Very polished; plays like a Monty Python skit. Nice to find a small gem like this.
Murder, He Squeaked - the kind of left-field movie that gets me into the theater every time. Sparky's been very happy with his mistress, but then she gets a boyfriend. Sparky (who, by the way, is a puppet, although the humans are human) gets a little odd in the head - and his squeaky toy starts commanding him to kill the boyfriend. (Un)fortunately, Sparky's not the hardest kibble in the bag, and his ideas of what would kill a human aren't very useful. (And that squeaky toy is just the right touch of annoying - that's whom Sparky should've been trying to kill.) But it's a funny combo of dog behavior and old psychological movie plots. If only Sparky had seen some of those movies...
- Fun fact: The Trenton Marriott, the first major hotel in Trenton in years, is literally down the street from the Statehouse, the center of New Jersey government, and several historical sites from the British / Hessian garrison during the Revolutionary War (Washington crossed the Delaware not far from here, and this was where he ended up). The hotel is a keystone of the master plan to rejuvenate Trenton. Film projection equipment, however, isn't their forte.
The Misconception of Randal Bimford - Randal Bimford leads a pretty banal existence; given that he's not exactly a pleasant person, you don't feel too badly for him. He has a cat toy that he treats as a real cat; he muses on health pronouncments about eggs as he eats his sunny-side up breakfast; he passes his neighbor and his dog in front of his building (does this neighbor ever move?); he tells an African-American man at the bus stop that he knows the man will pull out his Glock and shoot him; he later tells an Korean man at the bus stop that he knows the man will want to eat his cat; he calls up the Social Security Administration to change his SS number. Randal may just be mentally off - but it's impossible to tell if Randall isn't just stuck in his banality. But the day that Randal slips on dog poop in front of his building, hits his head on a trash can, and hears the neighbor's dog talking to him - well, there is some change in Randal's life. He's not suddenly normal, he doesn't get much insight into the weirdness of his life - but he has scrambled eggs for breakfast instead. Maybe sometimes that's all we can hope for.

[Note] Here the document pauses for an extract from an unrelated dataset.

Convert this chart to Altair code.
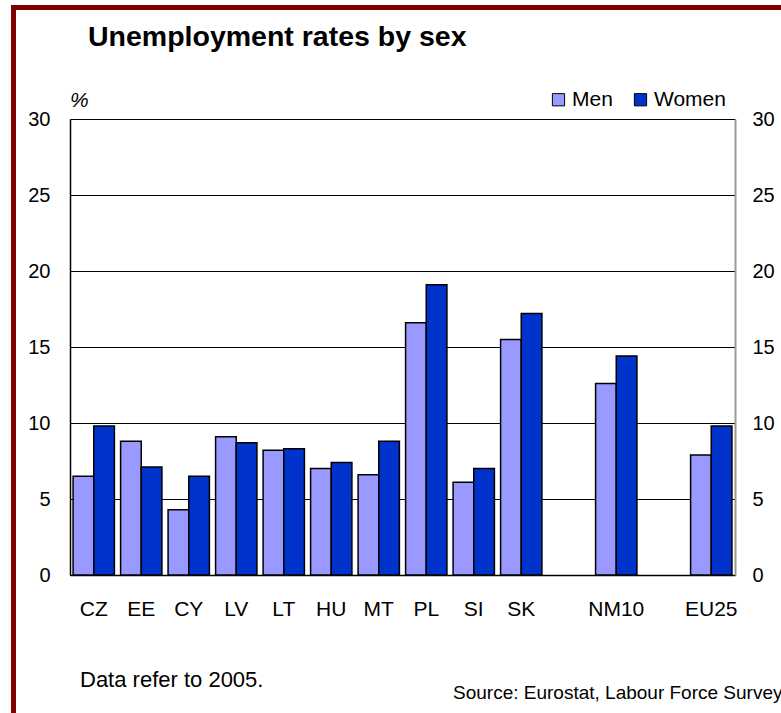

This is probably the best put-together of the movies I saw. There were several tempting easy way outs with this one: Randal suddenly becoming normal, facing retribution for his actions - just having a 180 by hitting his head. Instead, there's just the complete boring totality of Randal. And by using ~90% voiceover to explain what's going on, plus keeping the tone consistent (Randal does the same thing everyday and we have to watch it), the film gives a strong impression of who Randal is - even if it doesn't explain why. The whole point just might be that Randal is.
Praxis - One man runs down the street after another with a suitcase. Spills, near catches, knocking a bicyclist over, lost in a maze of backyards, then found again. The pursuer rounds a corner - where the man with the suitcase is waiting. They sit on a bench, open the briefcase - and remove two waterbottles, which they then drink.
Ever watch a movie in the middle of a cold / allergies when your head's about to explode, the equipment's been breaking down regularly, and you just aren't up to absorbing Big Messages? Bingo - you've got it. And this was short as well - 5 minutes. I'd see it again, but not like that.
- Fun fact: the Trenton Film Society is a brand-new organization; its first board meeting was held in Jaunary 2003, and they were able to mount their first film festival 16 months later. Pretty impressive, when you think about it. See www.trentonfilmsociety.org.
Day of Independence - summer 1943 at a Japanese internment camp. Saburo, a boy in his late teens who's the star pitcher of the camp's baseball team, is forced to separate from his parents. His father's health is declining (apparently after a stroke) - and he doesn't want to die in the desert, so he takes the opportunity to return to Japan as part of a prisoner exchange - without his son. Saburo has to come to terms with the separation, the conditions in the internment camp, and growing up in general. It's an interesting take on a part of WW II history that doesn't often get coverage - but the location and history aren't quite enough to redeem the basic and very pedestrian story. And the game umpire, who also acts as a Greek chorus, may as well hit you over the head with the observations.